Her mother asked about supper . . . had there been any phone calls
. . . and how was Daddy feeling.
"He's feeling pretty happy," grinned Judy. "He took me out to M-G-
M today. The agent came after us."
"You didn't go looking like this!" interrupted Mrs.
Gumm.
"Yes, Mother," said Judy, "and I got a contract for seven
years."
(The only contract ever given on the M-G-M lot with neither screen
nor sound tests.)
That was October. In November Frank Gumm died, taking with him the
joy of remembering that he and his little namesake had together
taken the first step toward what was certain to be a real
career.
An M-G-M contract. But even now, success was a weary day away.
There were months of waiting, of doubt and concern. After a long
while she was given a small picture role. Then a part of a little
more importance . . . the sincerity, the genius of her work were
unmistakable. And at last "The Wizard of Oz," one of the most
expensive Hollywood pictures ever made, was bought and planned as
a vehicle in which to present her as a star!
Judy Garland had arrived!
She works harder than most eighteen-year-olds; has to go to bed
early to be fresh for work and on the lot for makeup at six a.m.,
but Judy is so happy she can't believe it. She is keen about
working with Mickey Rooney. They know each other so well, she
explains, that each of them always knows exactly what the other is
going to do.
"Last year was wonderful," she said. "This one will be even better
because I'm older. It's grand to be getting older," she said with
real feeling.
The family is still together . . . or very near together.
Jinny, married to Bandleader Bob Sherwood is his singer, and the
mother of a two-year-old Judith Gail. Suzanne, turning out to be
the domestic member of the family, designs the family clothes,
sews, gardens, knits . . . and loves it. The trio of sisters is
still devoted and still quite likely to go into a song and dance
when you least expect it.
But best of all Judy, now deluged with success, still finds her
thrills in just simple, pleasant things. As we visited, the maid
brought long tall glasses of orange juice with bright napkins and
straws. There is plenty of orange juice in California. Judy is
constantly showered with attentions. But this little unsolicited
thoughtfullness brought spontaneaous appreciation into her
eyes.
"Oh, boy," she said. "Thanks, Leola."
It was nearly four. She had a radio rehearsal at four-thirty.
Presently she excused herself, planted a green beret on her auburn
hair, and bade us goodbye.
"Mama," she said, "could I have some money?"

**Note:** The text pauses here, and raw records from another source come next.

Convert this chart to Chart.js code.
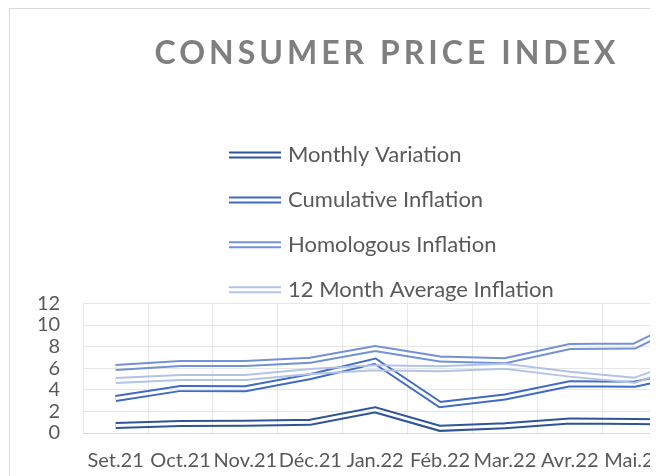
<!DOCTYPE html>
<html>
<head>
<meta charset="utf-8">
<script src="https://cdn.jsdelivr.net/npm/chart.js@4"></script>
<style>
  html, body { margin: 0; padding: 0; background: #fff; }
  #clip { position: absolute; left: 0; top: 0; width: 650px; height: 476px; overflow: hidden; background: #fff; }
  #frame { position: absolute; left: 9px; top: 8px; border-left: 1px solid #d9d9d9; border-top: 1px solid #d9d9d9; }
  canvas { display: block; }
</style>
</head>
<body>
<div id="clip"><div id="frame"><canvas id="c" width="754" height="490"></canvas></div></div>
<script>
// ---- data ----
const categories = ['Set.21', 'Oct.21', 'Nov.21', 'Déc.21', 'Jan.22', 'Féb.22', 'Mar.22', 'Avr.22', 'Mai.22', 'Jun.22'];
const monthlyVariation   = [0.70, 0.89, 0.90, 1.00, 2.14, 0.43, 0.67, 1.12, 1.07, 1.00];
const cumulativeInflation = [3.19, 4.13, 4.10, 5.22, 6.65, 2.63, 3.34, 4.55, 4.52, 5.80];
const homologousInflation = [6.06, 6.43, 6.43, 6.73, 7.83, 6.85, 6.69, 8.01, 8.06, 11.0];
const avg12Inflation      = [4.86, 5.14, 5.14, 5.70, 6.05, 5.95, 6.17, 5.45, 4.89, 7.00];
const seriesNames = ['Monthly Variation', 'Cumulative Inflation', 'Homologous Inflation', '12 Month Average Inflation'];
const seriesColors = ['#2E5597', '#3F6BC2', '#7391D5', '#B2C3E6'];
const yTicks = [0, 2, 4, 6, 8, 10, 12];
const titleText = 'CONSUMER PRICE INDEX';

const FONT = 'Lato, "Open Sans", sans-serif';
const OUTER = 7, INNER = 3;

function strokeDouble(ctx, pts, color) {
  const c = document.createElement('canvas');
  c.width = ctx.canvas.width; c.height = ctx.canvas.height;
  const o = c.getContext('2d');
  o.setTransform(ctx.getTransform());
  o.lineJoin = 'miter'; o.lineCap = 'butt';
  o.beginPath();
  pts.forEach((p, i) => i ? o.lineTo(p.x, p.y) : o.moveTo(p.x, p.y));
  o.strokeStyle = color; o.lineWidth = OUTER; o.stroke();
  o.globalCompositeOperation = 'destination-out';
  o.lineWidth = INNER; o.stroke();
  ctx.save(); ctx.setTransform(1, 0, 0, 1, 0, 0); ctx.drawImage(c, 0, 0); ctx.restore();
}

const doubleLinePlugin = {
  id: 'doubleLine',
  beforeDatasetDraw(chart, args) {
    const meta = args.meta;
    const ds = chart.data.datasets[args.index];
    const pts = meta.data.map(p => ({ x: p.x, y: p.y }));
    strokeDouble(chart.ctx, pts, ds.borderColor);
    return false;
  }
};

const stackedLegendPlugin = {
  id: 'stackedLegend',
  afterDraw(chart, args, opts) {
    const ctx = chart.ctx;
    ctx.save();
    ctx.font = opts.fontSize + 'px ' + FONT;
    ctx.fillStyle = opts.color;
    ctx.textBaseline = 'middle';
    ctx.textAlign = 'left';
    chart.data.datasets.forEach((ds, i) => {
      const y = opts.top + i * opts.step;
      strokeDouble(ctx, [{ x: opts.left, y }, { x: opts.left + opts.sample, y }], ds.borderColor);
      ctx.fillText(ds.label, opts.left + opts.sample + opts.gap, y);
    });
    ctx.restore();
  }
};

const spacedTitlePlugin = {
  id: 'spacedTitle',
  afterInit(chart, args, opts) {
    const tb = chart.titleBlock;
    if (!tb) return;
    const orig = tb.draw.bind(tb);
    tb.draw = function () {
      const c = chart.ctx;
      c.save();
      c.letterSpacing = opts.spacing + 'px';
      c.translate(opts.shiftX, 0);
      orig();
      c.restore();
    };
  }
};

const datasets = [monthlyVariation, cumulativeInflation, homologousInflation, avg12Inflation].map((data, i) => ({
  label: seriesNames[i],
  data,
  borderColor: seriesColors[i],
  backgroundColor: seriesColors[i],
  borderWidth: OUTER,
  pointRadius: 0,
  tension: 0,
  fill: false,
  order: 3 - i
}));

new Chart(document.getElementById('c'), {
  type: 'line',
  data: { labels: categories, datasets },
  options: {
    responsive: false,
    animation: false,
    layout: { padding: { left: 4, right: 32, top: 0, bottom: 10 } },
    plugins: {
      legend: { display: false },
      tooltip: { enabled: false },
      title: {
        display: true,
        text: titleText,
        color: '#7F7F7F',
        font: { family: FONT, size: 32, weight: 'bold' },
        padding: { top: 25, bottom: 231 }
      },
      spacedTitle: { spacing: 4, shiftX: 14 },
      stackedLegend: { left: 219, top: 146, step: 44.9, sample: 52, gap: 7, fontSize: 22, color: '#595959' }
    },
    scales: {
      x: {
        offset: true,
        grid: { offset: true, color: '#E6E6E6', drawTicks: false },
        border: { display: true, color: '#D9D9D9' },
        ticks: { color: '#595959', font: { family: FONT, size: 20 }, padding: 16, maxRotation: 0, autoSkip: false }
      },
      y: {
        min: 0, max: 12,
        afterBuildTicks(scale) { scale.ticks = yTicks.map(v => ({ value: v })); },
        grid: { color: '#E6E6E6', drawTicks: false },
        border: { display: false },
        ticks: { color: '#595959', font: { family: FONT, size: 20 }, padding: 23, autoSkip: false, stepSize: 2 }
      }
    }
  },
  plugins: [doubleLinePlugin, stackedLegendPlugin, spacedTitlePlugin]
});
</script>
</body>
</html>
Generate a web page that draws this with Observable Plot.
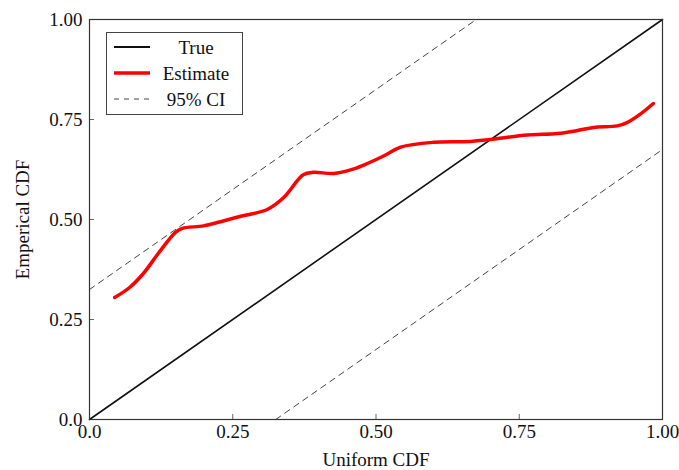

"Take two dollars out of my purse," her mother said. "That will be
all you'll need the rest of the week."
"Okay, Mom," said the third little Gumm girl, planting a kiss on
her mother's chin.
Striding down 1940 she is definitely a star. It has cost her work,
hope, discouragement, effort and determination. It isn't easy to
keep on trying to convince the world you have talent when nobody
really cares whether you have or not. And then, if you break the
barrier . . . if, at sixteen, you know the thrill of your name in
lights the world around, at seventeen your arrival in New York
brings out police to referee your fans, at eighteen your days are
a succession of photographs, interviews and press raves . . . it
takes plenty of balance not to feel called upon to change the angle
of your nose or the height of your bonnet.
And so for Judy who stuck to the ship till the tide came in, worked
hard enough to tuck under her arm an Academy award for last year's
best juvenile performance, and with it all is still just a natural
likeable kid . . . for the third little Gumm girl of Minnesota and
Hollywood, we recommend, but definitely, orchids.